[The Vector] James Woolsey on Renewable Energy and National Security – Part Two

[The Vector] James Woolsey on Renewable Energy and National Security – Part Two

This is a continuation of The Vector’s coverage of James Woolsey’s position in the imperative to move to renewable energy based on national security concerns.

You’ve got both the terrorism and enhancing of the bad guys — What Tom Friedman calls “Fill ‘er up with dictators,” and all the issues associated with that.

First of all, oil, like gold before it, has the effect that Paul Collier at Oxford, and Tom Friedman cite sometimes called the “oil curse.” Generally it’s just that an autocratic state, when it depends for a huge share of its income on a commodity that has a lot of economic rent attached to it, that rent accrues to the central power of the state essentially. So you tend not to have representative institutions like legislatures and you tend to have a much more difficult time getting out of an autocratic structure than with a broad-based economy.

If you look at evolution, the examples I usually use are Taiwan and South Korea. They were tough dictatorships, but as they prospered and built up a middle class — and this happened to them a lot faster than it happened in Europe in the medieval and early modern times — it was a similar phenomenon. The middle class builds up, it’s diversified, it starts wanting economic liberties and that transmogrifies after a while into political liberties and it tends to gravitate toward freer institutions. That tends not to happen when you’ve got a lot of economic rent associated with a commodity that you’re heavily dependent on. As Larry Diamond pointed out in his book, if you look at the 22 countries that count on two-thirds or more of their national income from oil, it’s fair to say all 22 of those countries are autocratic kingdoms or dictatorships.

And I haven’t compared that list with Freedom House’s list of the forty basically – those that Freedom House calls “Not Free.” There are about 120 democracies in the world, I mean not perfect, but nonetheless regular elections and another 20 countries like Bahrain that are reasonably well and decently governed, even though not democratically so.
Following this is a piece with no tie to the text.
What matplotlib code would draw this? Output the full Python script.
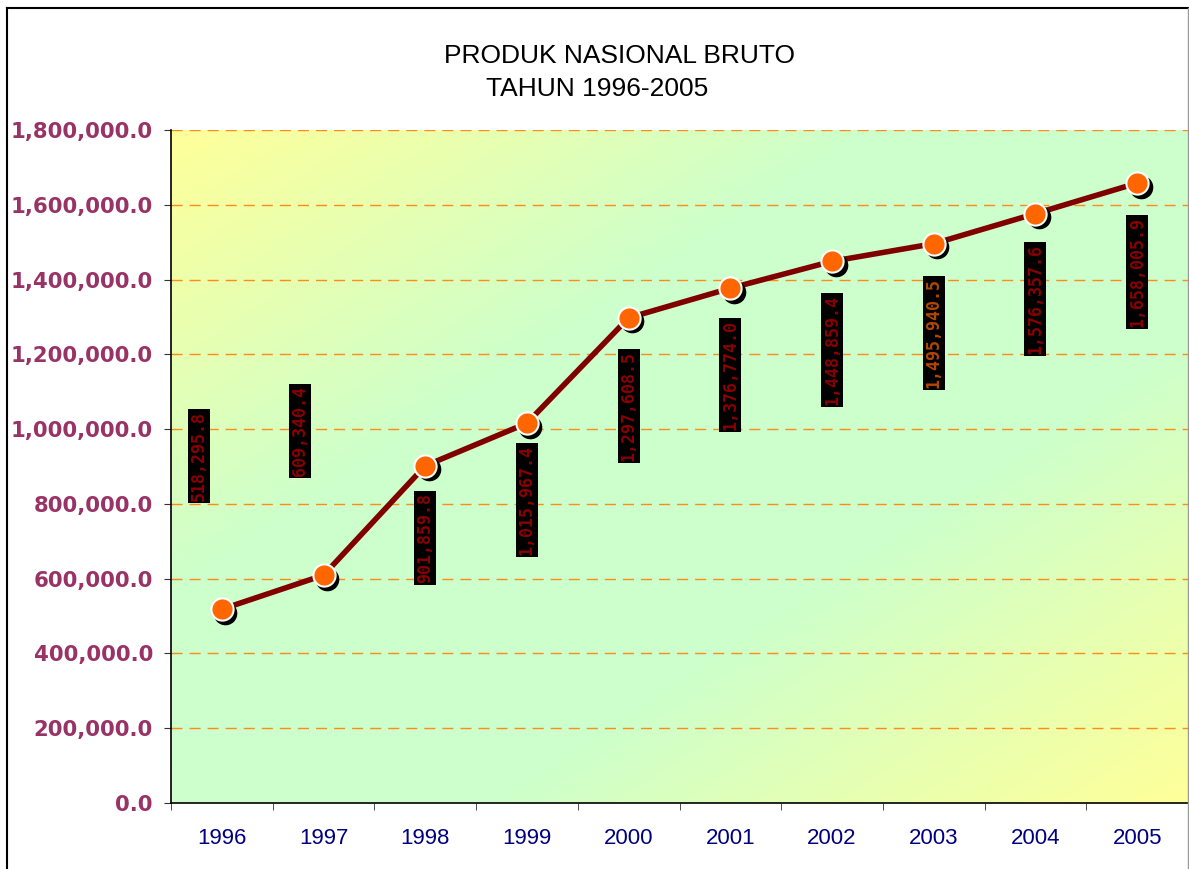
import matplotlib
matplotlib.use("Agg")
import matplotlib.pyplot as plt
import matplotlib.transforms as mtransforms
from matplotlib.lines import Line2D
import numpy as np

# data
years = ["1996", "1997", "1998", "1999", "2000", "2001", "2002", "2003", "2004", "2005"]
pnb = [518295.8, 609340.4, 901859.8, 1015967.4, 1297608.5,
       1376774.0, 1448859.4, 1495940.5, 1576357.6, 1658005.9]
label_text = ["518,295.8", "609,340.4", "901,859.8", "1,015,967.4", "1,297,608.5",
              "1,376,774.0", "1,448,859.4", "1,495,940.5", "1,576,357.6", "1,658,005.9"]

# label placement (pixels relative to each point) and colours
lab_dx = [-23, -24, 0, 0, 0, 0, 0, 0, 0, 0]
lab_dy = [153, 144, -72, -77, -88, -87, -89, -89, -85, -89]
lab_col = ["#8a0000"] * 7 + ["#b34700"] + ["#8a0000"] * 2

W, H = 1189, 869
fig = plt.figure(figsize=(W / 100, H / 100), dpi=100)
fig.patch.set_facecolor("white")
ax = fig.add_axes([171 / W, (H - 803) / H, (1188 - 171) / W, (803 - 130) / H])

# diagonal yellow-green-yellow background
nx, ny = 400, 300
u = np.linspace(0, 1, nx)[None, :]
v = np.linspace(0, 1, ny)[:, None]
d = (u + v) / 2.0
f = np.clip((np.abs(2 * d - 1) - 0.3) / 0.7, 0, 1)
yellow = np.array([1.0, 1.0, 0.6])
green = np.array([0.8, 1.0, 0.8])
img = green[None, None, :] * (1 - f[..., None]) + yellow[None, None, :] * f[..., None]
ax.imshow(img, extent=[0, 1, 0, 1], transform=ax.transAxes, aspect="auto", zorder=0)

x = np.arange(len(years))
ax.set_xlim(-0.5, len(years) - 0.5)
ax.set_ylim(0, 1800000)

# grid
for gy in np.arange(200000, 1800001, 200000):
    ax.axhline(gy, color="#ff8c1a", lw=1.0, ls=(0, (8, 5)), zorder=1)

# line + shadowed markers
ax.plot(x, pnb, color="#800000", lw=4, zorder=3, solid_capstyle="round")
shadow = mtransforms.offset_copy(ax.transData, fig=fig, x=3.5, y=-3.5, units="dots")
ax.plot(x, pnb, ls="none", marker="o", ms=16, mfc="black", mec="black", transform=shadow, zorder=4)
ax.plot(x, pnb, ls="none", marker="o", ms=16, mfc="#ff6600", mec="white", mew=1.5, zorder=5)

# value labels
for i in range(len(years)):
    ax.annotate(label_text[i], xy=(x[i], pnb[i]), xytext=(lab_dx[i], lab_dy[i]),
                textcoords="offset pixels", rotation=90, ha="center", va="center",
                fontsize=12, fontweight="bold", family="DejaVu Sans Mono", color=lab_col[i],
                bbox=dict(boxstyle="square,pad=0.12", fc="black", ec="none"), zorder=6)

# axes styling
ax.set_xticks(x)
ax.set_xticklabels(years)
ax.set_xticks(np.arange(-0.5, len(years), 1), minor=True)
ax.tick_params(axis="x", which="major", length=0, pad=18, labelsize=16, labelcolor="#000080")
ax.tick_params(axis="x", which="minor", length=5, direction="out", color="#333333")
for t in ax.get_xticklabels():
    t.set_family("Liberation Sans")

ax.set_yticks(np.arange(0, 1800001, 200000))
ax.set_yticklabels(["{:,.1f}".format(t) for t in np.arange(0, 1800001, 200000)])
ax.tick_params(axis="y", length=5, direction="out", color="#333333", pad=8,
               labelsize=15.3, labelcolor="#993366")
for t in ax.get_yticklabels():
    t.set_fontweight("bold")

for s in ["top", "right"]:
    ax.spines[s].set_visible(False)
for s in ["left", "bottom"]:
    ax.spines[s].set_color("black")
    ax.spines[s].set_linewidth(1.2)

# title
fig.text(619 / W, 1 - 56 / H, "PRODUK NASIONAL BRUTO", ha="center", va="center",
         fontsize=19, family="Liberation Sans", color="black")
fig.text(597 / W, 1 - 89 / H, "TAHUN 1996-2005", ha="center", va="center",
         fontsize=19, family="Liberation Sans", color="black")

# outer frame
fig.add_artist(Line2D([7 / W, 1], [1 - 8 / H, 1 - 8 / H], transform=fig.transFigure, color="black", lw=1.5))
fig.add_artist(Line2D([7 / W, 7 / W], [0, 1 - 8 / H], transform=fig.transFigure, color="black", lw=1.5))
fig.add_artist(Line2D([1188 / W, 1188 / W], [0, 1 - 8 / H], transform=fig.transFigure, color="#999999", lw=1))

fig.savefig("out.png", dpi=100)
And then you’ve got 40 really bad guys. And I’m pretty sure that list of 22 in Larry Diamond’s book is virtually all from the list of 40 bad guys — or “Not Free,” in Freedom House’s terms.

So you’ve got that effect, which is, like anything in this area, not a clear bright line, but the countries that export a good deal of oil like Canada and Norway that are clear democracies are not in this category of two-thirds of their national income depending on oil.

Then if you look at other numbers, set out in places like Mort Halprin’s book The Democracy Advantage, it’s pretty clear that democracies don’t fight each other. They occasionally get really pissed off, but they mainly choose up sides and argue about trade sanctions and stuff. It’s not impossible but it’s really hard, even going back into the 19th century, but certainly since 1945, finding democracies fighting each other. They just don’t.